Professor discusses future of Chinese manufacturing industry during semster-long seminar series
Business Professor Michael Murphree discusses the potential of Chinese innovation through the city of Dongguan
March 2, 2017
University of South Carolina Business Professor Michael Murphree discussed China’s potential to innovate as part of a economics seminar series on Friday.
The series is hosted by the economics departments at both the Virginia Military Institute and Washington and Lee University.
Murphree said that after moving to China in 2004 as an unemployed graduate student, he was offered an opportunity to go back to China to answer the question, “Can China innovate?”
“Of course they cannot,” Murphree said he initially answered.
Murphree studied the city of Dongguan in China’s Guangdong Province to start to look beyond his initial answer.
“Dongguan was the fastest growing city, in the fastest growing region, of the fastest growing province, in the fastest growing country in the world,” Murphree said.
Murphree said he knew that if he could better understand what the city was doing wrong and what they are doing right, he could determine if China could innovate.
During its boom era, the Dongguan economy flourished and created a government that was flushed with cash. However, in 2008, 10,000 factories went bankrupt.
“Three million workers were made redundant in three months,” Murphree said. “People assumed that China has had ups and downs before and believed that they could recover.”
After interviewing Chinese businesses, Murphree recognized that the industrial economy seemed to be contracting severely.
“Young Chinese your age are voracious consumers, [but] they are also very picky consumers,” Murphree said.
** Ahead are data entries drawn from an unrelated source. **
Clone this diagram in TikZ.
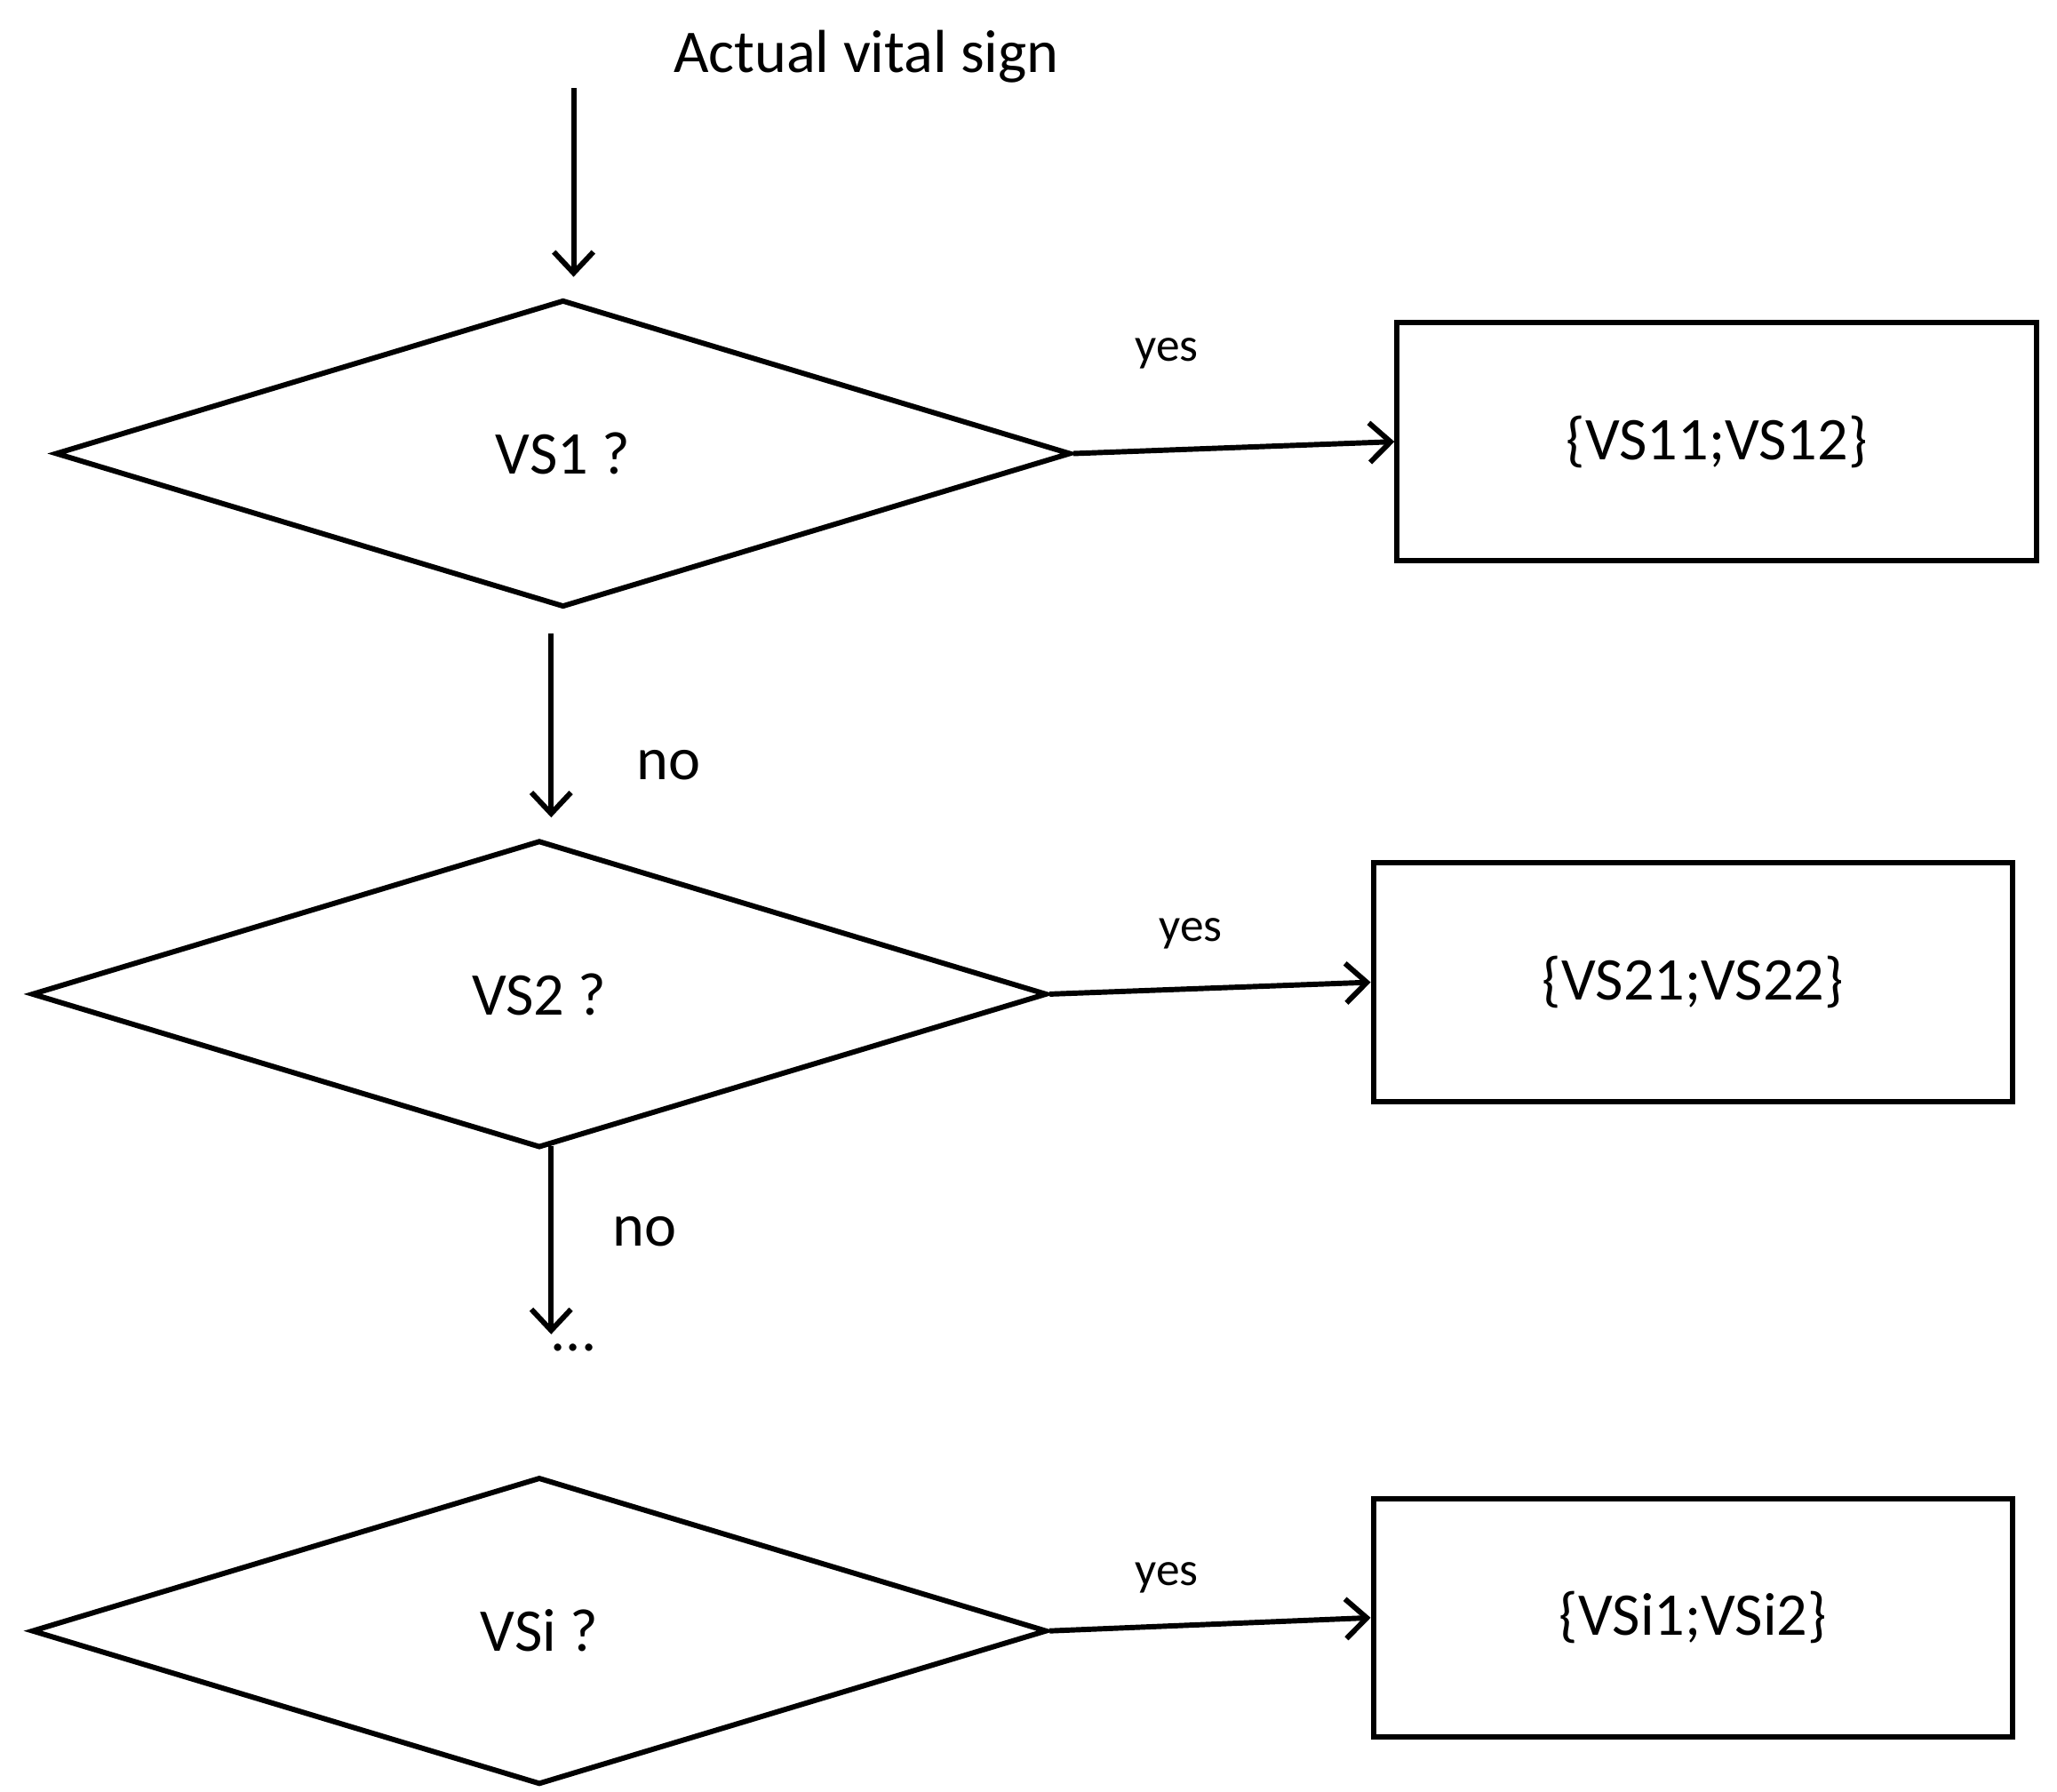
\documentclass[tikz,border=0pt]{standalone}
\usepackage{fontspec}
\setmainfont{Carlito}
\usetikzlibrary{shapes.geometric,arrows.meta}
\begin{document}
\begin{tikzpicture}[x=1pt,y=-1pt,
  dia/.style={draw,line width=4pt,diamond,inner sep=0pt,minimum width=770pt,minimum height=233pt,font=\fontsize{46}{50}\selectfont},
  box/.style={draw,line width=4pt,rectangle,minimum width=485pt,minimum height=181pt,font=\fontsize{46}{50}\selectfont},
  arr/.style={line width=4pt,-{Straight Barb[length=16pt,width=30pt,line width=4pt]}},
  lbl/.style={font=\fontsize{46}{50}\selectfont},
  small/.style={font=\fontsize{36}{40}\selectfont}]
\useasboundingbox (0,0) rectangle (1560,1359);
\node[dia] (d1) at (427,344) {VS1 ?};
\node[dia] (d2) at (409,754) {VS2 ?};
\node[dia] (d3) at (409,1237) {VSi ?};
\node[box] (b1) at (1302,335) {\{VS11;VS12\}};
\node[box] (b2) at (1284,745) {\{VS21;VS22\}};
\node[box] (b3) at (1284,1227) {\{VSi1;VSi2\}};
\node[lbl] (t) at (657,43) {Actual vital sign};
\coordinate (s) at (435,67);
\coordinate (e) at (435,210);
\draw[arr] (s) -- (e);
\node[lbl,inner sep=0pt] (dots) at (435,1022) {...};
\draw[arr,shorten <=18pt,shorten >=16pt] (d1.south -| 418,0) -- (418,636) coordinate (n1);
\draw[arr] (418,869) coordinate (s2) -- (418,1012) coordinate (e2);
\draw[arr] (d1.east) -- (b1.west);
\draw[arr] (d2.east) -- (b2.west);
\draw[arr] (d3.east) -- (b3.west);
\node[lbl] (no1) at (507,580) {no};
\node[lbl] (no2) at (489,934) {no};
\node[small] (y1) at (885,268) {yes};
\node[small] (y2) at (903,708) {yes};
\node[small] (y3) at (885,1197) {yes};
\end{tikzpicture}
\end{document}
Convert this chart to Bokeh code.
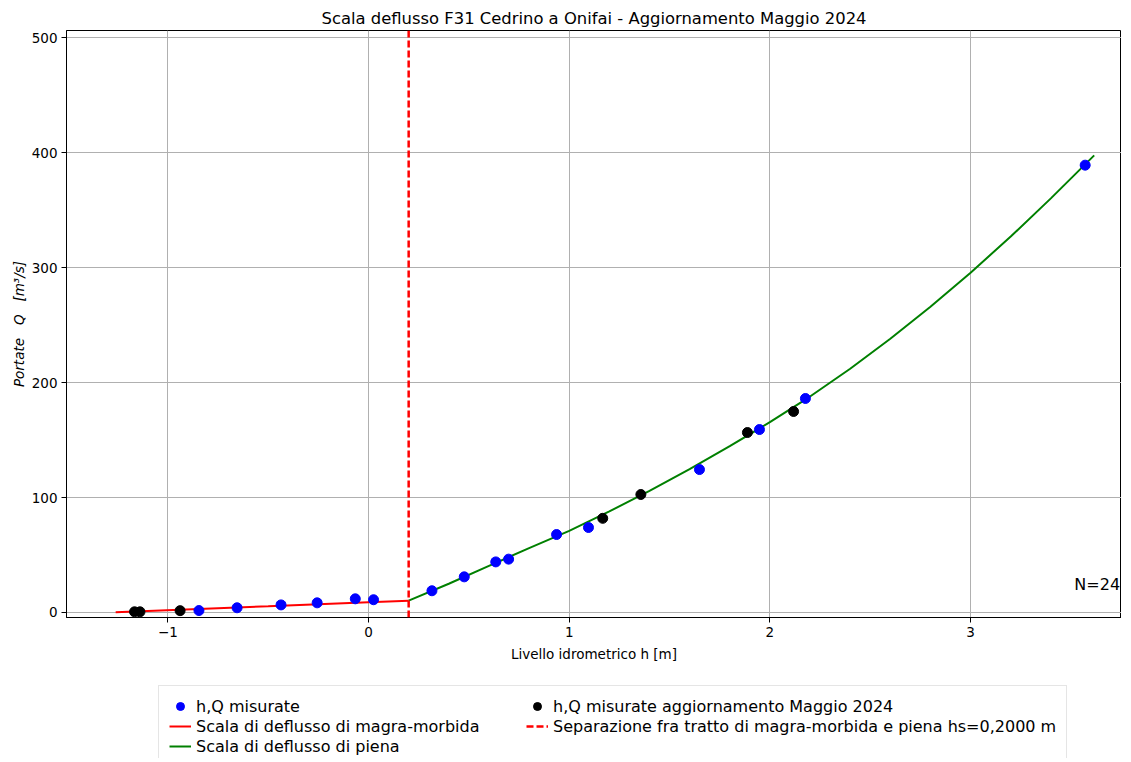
from bokeh.plotting import figure
from bokeh.layouts import column
from bokeh.models import Span, Label, Legend, LegendItem, FixedTicker, Range1d
from bokeh.embed import file_html
from bokeh.resources import INLINE

# ---- data ----
blue_h = [-0.845, -0.655, -0.436, -0.256, -0.066, 0.025, 0.316, 0.477, 0.634, 0.698, 0.937, 1.096, 1.649, 1.948, 2.177, 3.571]
blue_q = [1.7, 4.1, 6.6, 8.4, 11.9, 11.1, 18.9, 31.0, 44.0, 46.4, 67.8, 73.9, 124.3, 159.1, 186.1, 389.0]

black_h = [-1.166, -1.139, -0.939, 1.167, 1.357, 1.888, 2.118]
black_q = [0.6, 0.6, 1.6, 81.9, 102.6, 156.5, 174.8]

low_h = [-1.26, -0.5, 0.0, 0.2]
low_q = [0.3, 5.5, 9.0, 10.3]

high_h = [0.2, 0.4, 0.6, 0.8, 1.0, 1.2, 1.4, 1.6, 1.8, 2.0, 2.2, 2.4, 2.6, 2.8, 3.0, 3.2, 3.4, 3.616]
high_q = [10.3, 25.0, 40.5, 56.0, 71.0, 87.9, 105.8, 124.7, 144.6, 165.5, 187.8, 212.0, 238.0, 265.8, 295.5, 326.9, 360.1, 397.5]

HS = 0.2
N_LABEL = "N=24"
x_ticks = [-1, 0, 1, 2, 3]
y_ticks = [0, 100, 200, 300, 400, 500]

NB = "\u00a0"
TITLE = "Scala deflusso F31 Cedrino a Onifai - Aggiornamento Maggio 2024"
XLABEL = "Livello idrometrico h [m]"
YLABEL = "Portate" + NB * 3 + "Q" + NB * 3 + "[m³/s]"
labels = ["h,Q misurate", "Scala di deflusso di magra-morbida", "Scala di deflusso di piena",
          "h,Q misurate aggiornamento Maggio 2024",
          "Separazione fra tratto di magra-morbida e piena hs=0,2000 m"]

FONT = "DejaVu Sans"
BLUE, BLACK, RED, GREEN = "blue", "black", "red", "green"
DASH = "7 3"
NAN = [float("nan")]

p = figure(width=1121, height=670,
           x_range=Range1d(-1.505, 3.752), y_range=Range1d(-4.35, 506.1),
           output_backend="svg", toolbar_location=None,
           min_border_left=66, min_border_right=0, min_border_top=30, min_border_bottom=53,
           title=TITLE)

p.title.text_font = FONT
p.title.text_font_size = "16.4px"
p.title.text_font_style = "normal"
p.title.align = "center"
p.title.text_color = "black"
p.title.standoff = 6

p.background_fill_color = "white"
p.border_fill_color = "white"
p.outline_line_color = "black"
p.outline_line_alpha = 1.0
p.outline_line_width = 1

for ax in (p.xaxis[0], p.yaxis[0]):
    ax.major_label_text_font = FONT
    ax.major_label_text_font_size = "13.5px"
    ax.major_label_text_color = "black"
    ax.axis_label_text_font = FONT
    ax.axis_label_text_font_size = "13.5px"
    ax.axis_label_text_color = "black"
    ax.axis_line_color = "black"
    ax.major_tick_line_color = "black"
    ax.major_tick_out = 5
    ax.major_tick_in = 0
    ax.minor_tick_line_color = None
    ax.major_label_standoff = 4
    ax.axis_label_standoff = 6

p.yaxis.axis_label_standoff = 2
p.xaxis.ticker = FixedTicker(ticks=x_ticks)
p.yaxis.ticker = FixedTicker(ticks=y_ticks)
p.xaxis.axis_label = XLABEL
p.yaxis.axis_label = YLABEL
p.yaxis.axis_label_text_font_style = "italic"
p.xaxis.axis_label_text_font_style = "normal"

p.grid.grid_line_color = "#b0b0b0"
p.grid.grid_line_width = 1
p.xgrid.ticker = FixedTicker(ticks=x_ticks)
p.ygrid.ticker = FixedTicker(ticks=y_ticks)

p.line(low_h, low_q, line_color=RED, line_width=2)
p.line(high_h, high_q, line_color=GREEN, line_width=2)
p.add_layout(Span(location=HS, dimension="height", line_color=RED, line_width=2.5, line_dash=DASH))
p.scatter(blue_h, blue_q, size=10, fill_color=BLUE, line_color=BLUE)
p.scatter(black_h, black_q, size=10, fill_color=BLACK, line_color=BLACK)

p.add_layout(Label(x=3.745, y=24, text=N_LABEL, text_align="right", text_baseline="middle",
                   text_font=FONT, text_font_size="16px", text_color="black"))

# ---- legend strip below the chart (legend handles only, no drawn data) ----
q = figure(width=1121, height=88, x_range=Range1d(0, 1), y_range=Range1d(0, 1),
           output_backend="svg", toolbar_location=None,
           min_border_left=0, min_border_right=0, min_border_top=0, min_border_bottom=0,
           x_axis_location=None, y_axis_location=None)
q.grid.visible = False
q.outline_line_color = None
q.background_fill_color = "white"
q.border_fill_color = "white"

h_blue = q.scatter(NAN, NAN, size=10, fill_color=BLUE, line_color=BLUE)
h_red = q.line(NAN, NAN, line_color=RED, line_width=2)
h_green = q.line(NAN, NAN, line_color=GREEN, line_width=2)
h_black = q.scatter(NAN, NAN, size=10, fill_color=BLACK, line_color=BLACK)
h_dash = q.line(NAN, NAN, line_color=RED, line_width=2.5, line_dash=DASH)

legend = Legend(items=[
    LegendItem(label=labels[0], renderers=[h_blue]),
    LegendItem(label=labels[1], renderers=[h_red]),
    LegendItem(label=labels[2], renderers=[h_green]),
    LegendItem(label=labels[3], renderers=[h_black]),
    LegendItem(label=labels[4], renderers=[h_dash]),
], ncols=2, location=(92, -9), label_text_font=FONT, label_text_font_size="16px",
    label_text_color="black",
    spacing=0, label_height=20, glyph_height=20, glyph_width=22, label_standoff=5,
    label_width=330, padding=10, margin=0, border_line_color="#cccccc", border_line_width=1,
    background_fill_color="white", background_fill_alpha=1.0)
q.add_layout(legend, "center")

layout = column(p, q, spacing=0)
open("out.html", "w").write(file_html(layout, INLINE))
Murphree said this generation has created a strong market today. China knows now they cannot rely on other countries to juice their growth. Currently, imports are down which shows that domestically they are producing more and are becoming stronger.
“What can Dongguan teach us?” Murphree asked.
Murphree said the city of Dongguan relies on electronics and exporting. Cellphone provider Nokia was centered in Dongguan and helped fortify the city’s economy.
When Nokia crashed, Dongguan crashed. Murphree said the city was able to overcome the crash by learning the importance of automation, industrial clustering, managerial adaption and innovation.
Murphree gave an example of automation through the production of laptops which once used workers to screw in its screws now uses robots.
He showed an image of what appeared to be apartment buildings, but was instead clustered factories, to explain industrial clustering. He said industrial cleaning can be highly beneficial to an economy.
“It allows you to call another factory and find all the pieces you need so that anything can be built,”
Murphree said. Managerial adaptation allows the country to adapt to company’s going out of business and keeps costs low even as labor prices rise.
Finally, Dongguan has been able to use its innovation to lower barriers to entry for businesses.
As far as where China should go from its current state, Murphree said the country should look toward Dongguan.
“If they follow the Dongguan model, there is hope through clustering and research and development targeting,” Murphree said.